Staff Appraisal

Published June 5, 2013 by Mayrbear's Lair


In order to issue an accurate appraisal, supervisors are required to assess the work performances of their staff members. The employer’s responsibility is to find ways to motivate personnel to perform at stellar levels and help them achieve their highest potential. Sander and Keefe (2004) contend that an employee evaluation helps leaders justify the parameters for a salary increase and/or a promotion; or on the other hand, its sets the groundwork for the dismissal of an unacceptable employee whose performance levels are substandard. The experts suggest and recommend revisions in current appraisal systems as many are outdated and deemed insufficient for collecting accurate information. The terms supervisors used to evaluate employees, for example, may be too general, ambiguous and in some cases merely bias statements to insure the highest level of monetary promotion rather than to garner accurate appraisals of staff work performance levels. Sandler and Keefe (2004) postulate that in addition, leaders design an evaluation system that can assess the following components with respect to the work performances of their staff: (a) the level of accuracy and attention to details, (b) quality of their work, (c) their work habits, (d) how developed their teamwork and interpersonal skills are, (e) amount of time devoted to their occupation, and (e) their overall work attitude (Sandler & Keefe, 2004).


There are many effective methods employers could use to appraise their employees. For best results, Dessler’s research (2011) contends that employers design an appraisal system that combines a variety of methods. For example, incorporating a graphic rating system can serve to measure skills and aptitude levels, while integrating a ranking system is an effective method to quickly identify personnel with the highest and lowest performance levels. In addition, incorporating a system to include Critical Incidents creates a paper trail of specific work-related behavior that has been recorded which is then applied as part of the assessment process (Dessler, 2011). Employers that integrate a variety of appraisal methods will most likely yield the best results.

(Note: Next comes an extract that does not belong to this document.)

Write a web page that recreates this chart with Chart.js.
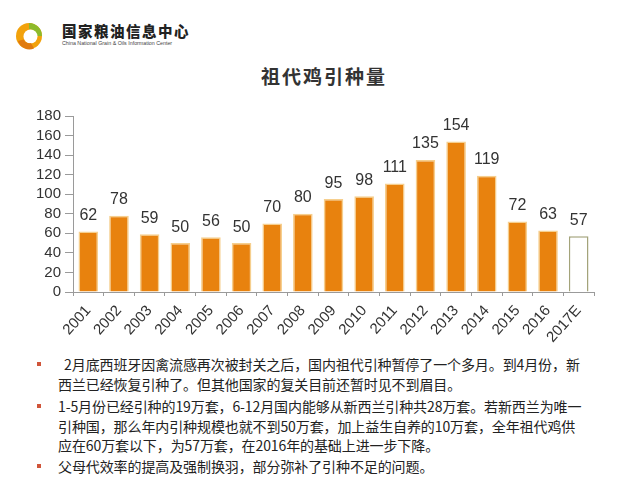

Because today’s business arena is extremely driven, successful employers find ways to stay competitive by rewarding their staff for outstanding performances. Some managers are concerned that their current appraisal systems are ineffective however, because they are based on monetary incentives by way of salary increases, rather than performance levels. Lyster and Arthur’s (2007) research suggests that employee performance appraisals need not be salary driven. Instead, employers should focus their efforts and provide employees other forms of incentives that are focused on inspiring exceptional performance achievement levels. They purport that reviews should integrate the organization’s goals, vision, ethics, and values. In this way, the appraisal process becomes a significant part of the organization’s climate (Lyster & Arthur, 2007). Managers can develop appraisal systems that combine rating, ranking, and critical incident methods as effective tools to assess the strengths and weaknesses in their personnel. This system would be designed to include a platform that provides workers the opportunity to engage in one-to-one communication and allows employers to convey the organization’s vision and objectives with the entire staff, as well as gather information to identify specific elements that inspire employee passion and motivation, while incorporating those results to develop more effective incentives and an efficient reward system.



Dessler, G. (2011). A framework for human resource management (Sixth ed.). Upper Saddle River, NJ: Pearson Education, Inc.

Lyster, S., & Arthur, A. (2007). 199 Pre-written employee performance appraisals. Ocala, FL, USA: Atlantic Publishing Group, Inc.

Sandler, C., & Keefe, J. (2004). Performance appraisal phrase book. Avon, MA, USA: F&W Publications Company.